RÉDEMPTION DU CINÉPHILE
Quels sont les meilleurs films de l’histoire du cinéma ? Périodiquement, une revue prestigieuse ou une institution patrimoniale de cinéma organise un référendum auprès de critiques ou de cinéastes pour qu’ils désignent leur(s) film(s) préféré(s). Les réponses sont habituellement très différentes des palmarès obtenus quand ce sont des cinéphiles ordinaires qui sont interrogés. Il est d’autant plus surprenant que celui des utilisateurs de la plus grande base de donnée en ligne, l’Internet Movie Data Base, son « Top 205 », ne comprenne pratiquement que des films ayant assez bonne réputation critique : Le Parrain, Batman, Le Bon, la brute et le truand, Pulp Fiction, Vol au dessous d’un nid de coucou, Casablanca, 12 hommes en colère, Les Affranchis, Fenêtre sur cour, entre autres films que l’on retrouve aux premières places. Mis à part le tropisme anglo-saxon et la prééminence de films relativement récents, cette liste pourrait être celle d’un critique. Une seule énorme surprise dans ce palmarès, en première place qui plus est : The Shawshank Redemption. « The what ? », se demande probablement nombre de cinéphiles français. « Qu’est-ce que c’est qu’ce film ? D’où qui sort ? » Les Évadés ne diront peut-être pas grand-chose de plus à mes lecteurs, sauf ceux qui ont déjà regardé les photos ci-dessous. Ce film de Frank Darabont est non seulement celui qui a suscité le plus de votes sur l’IMDB (369.731 !), mais aussi celui qui obtient la meilleure note moyenne (9,2), les votants non américains l’ayant autant plébiscité que les Américains (1).
Cela demeure un mystère pour moi. Indépendamment de l’avis que l’on peut avoir sur cette espèce de conte philosophique nous enseignant que l’espoir rend plus libre que la peur, je n’arrive pas à comprendre le gouffre existant entre l’amour des amateurs de cinéma pour ce banal film de prison et la discrétion du culte qui lui est rendu, le peu d’écho qu’il a dans les conversations cinéphiles (2), le néant critique qu’il suscite (3). Tout film ayant un peu de succès engendre aussitôt son lot d’interprétations et d’explications, souvent plus sociologiques qu’esthétiques, parfois idéologiques (les "Ch’tis" étant le dernier exemple en date).

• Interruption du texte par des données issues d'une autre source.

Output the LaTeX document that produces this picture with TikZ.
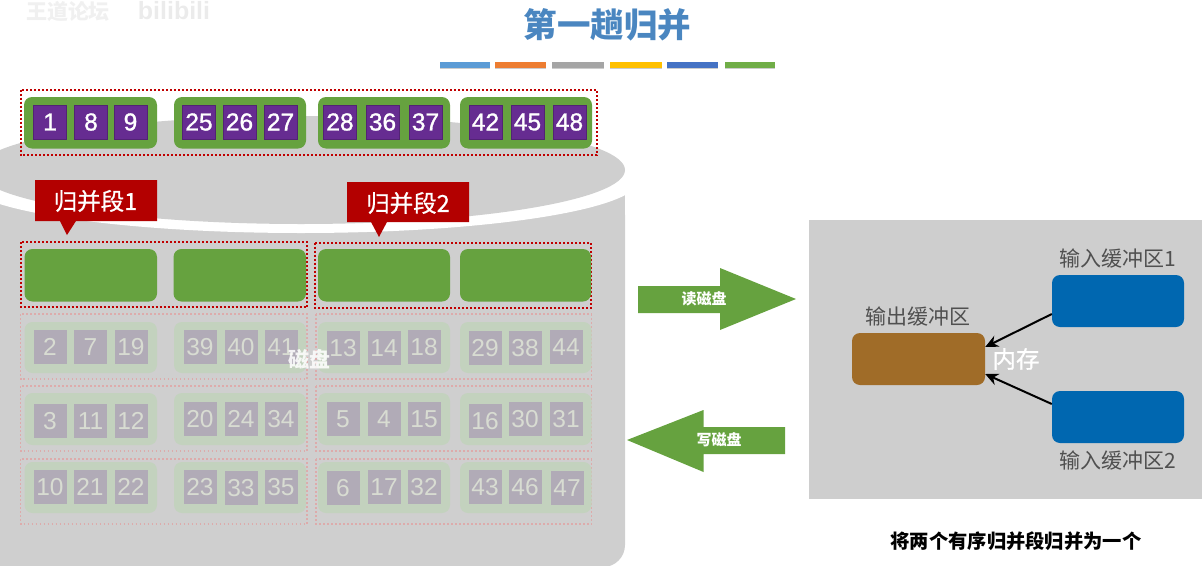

Rien de tel en ce qui concerne Les Évadés, qui baigne dans une absence complète d’analyse du phénomène d’adhésion dont il bénéficie.
Quelle audience aura-t-il donc ce soir pour son passage sur M6 ?
(1) Tout juste peut-on remarquer que les utilisateurs de l’IMDB qui sont les plus actifs (« Top 1000 voters ») apprécient un peu moins le film (8,4 de moyenne tout de même).
(2) Pour être tout à fait honnête, je dois préciser que j’avais regardé Les Évadés sur les conseils de mes anciens voisins. Les cinéphiles français le tenant pour un grand film existent donc : j’en ai rencontrés !
(3) Les hebdomadaires de programmes télévisés en rendent bien sûr compte quand ce film passe à la télévision (Télérama par exemple), mais sans qu’il les inspire plus qu’un film de série moyen.